The research article recently reviewed by Science X emphasizes the importance of forensic astronomy in understanding the history of black hole mergers in the Milky Way. While gravitational waves have confirmed that black hole mergers occur, astronomers are looking for alternate methods to piece together the timeline of these cosmic events. The study, led by Sill Verberne from the Leiden Observatory at Leiden University, investigates stars ejected from the Galactic Center (GC) as potential clues to black hole merger history.

At the heart of most large galaxies, including our Milky Way, lies a supermassive black hole (SMBH), like Sagittarius A* (Sgr A*), which can possess billions of solar masses. Alongside this, the Milky Way is home to an estimated 50 confirmed or candidate stellar mass black holes, each with masses in the range of tens of solar masses, and it is believed that millions more may exist. Intermediate mass black holes (IMBH), which range up to 100,000 solar masses, are still considered candidates rather than confirmed entities.

The connection between these varying types of black holes suggests that SMBHs, including Sgr A*, have grown massive over time through a complex history of mergers. To uncover this history, astronomers have turned to the ejection of stars from the GC, which can happen during black hole mergers. The latest research titled “Searching for stars ejected from the Galactic Centre in DESI” has been submitted to the journal Astronomy and Astrophysics and aims to identify these ejected stars, particularly those that move at slower speeds compared to hypervelocity stars.

Utilizing the Dark Energy Spectroscopic Instrument (DESI), attached to the Mayall Telescope at Kitt Peak Observatory in the United States, the researchers combined data from DESI and Gaia to investigate stellar populations in the halo of the Milky Way. The DESI project is renowned for its extensive spectroscopic survey, which seeks to unravel the mysteries surrounding the universe's expansion and the role of dark energy.

While many hypervelocity stars have been recorded as ejected from the GC, the focus of this study is on slower-moving stars, which could also provide insights into the black hole merger history. However, identifying these stars within the chaotic stellar halo, a region filled with diverse stellar populations and remnants from smaller galaxies, presents a significant challenge. The stellar halo is complex, comprised of various substructures, and each stellar population displays unique characteristics, such as different metallicities and kinematics.

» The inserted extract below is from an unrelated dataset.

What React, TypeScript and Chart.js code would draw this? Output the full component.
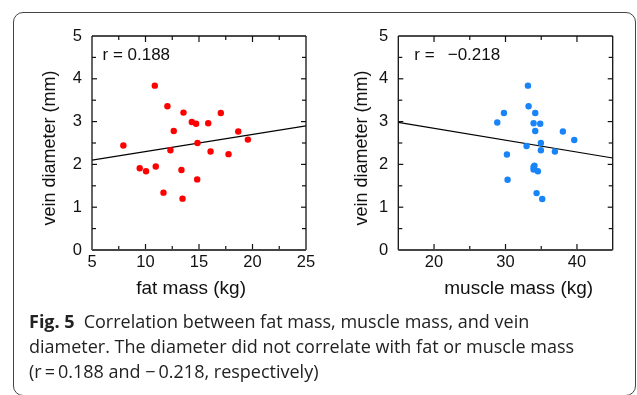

The researchers filtered their search by focusing on both the velocity and metallicity of stars. They hypothesized that stars ejected from the GC would have high metallicities and low vertical angular momentum. The first step of their analysis involved simulating the characteristics of ejected GC stars, which served as a reference for their identification in the DESI and Gaia datasets. They aimed to differentiate these ejected stars from other stellar populations that may occupy similar parameter spaces, such as remnants from the Gaia-Sausage/Enceladus dwarf galaxy.

Upon concluding their analysis, the research team found no stars in the halo arising from past SMBH mergers with Sgr A*. While a non-detection might typically be viewed as a setback in scientific studies, in this context, it serves a purpose. The absence of detected ejected stars provides a valuable constraint on the expected ejection rate from the GC over the past 5 billion years, which they calculated to be no greater than approximately 2.8 × 10−3 per year. This finding aligns with the anticipated rates stemming from stars disrupted by the Hills mechanism, a process where binary stars are torn apart due to interactions with a supermassive black hole.

The researchers concluded by underscoring the significance of their findings. The lack of detectable ejected stars serves to constrain the merger history of Sgr A* over billions of years, providing astronomers with a clearer but still limited understanding of the evolution of our galaxy’s central black hole.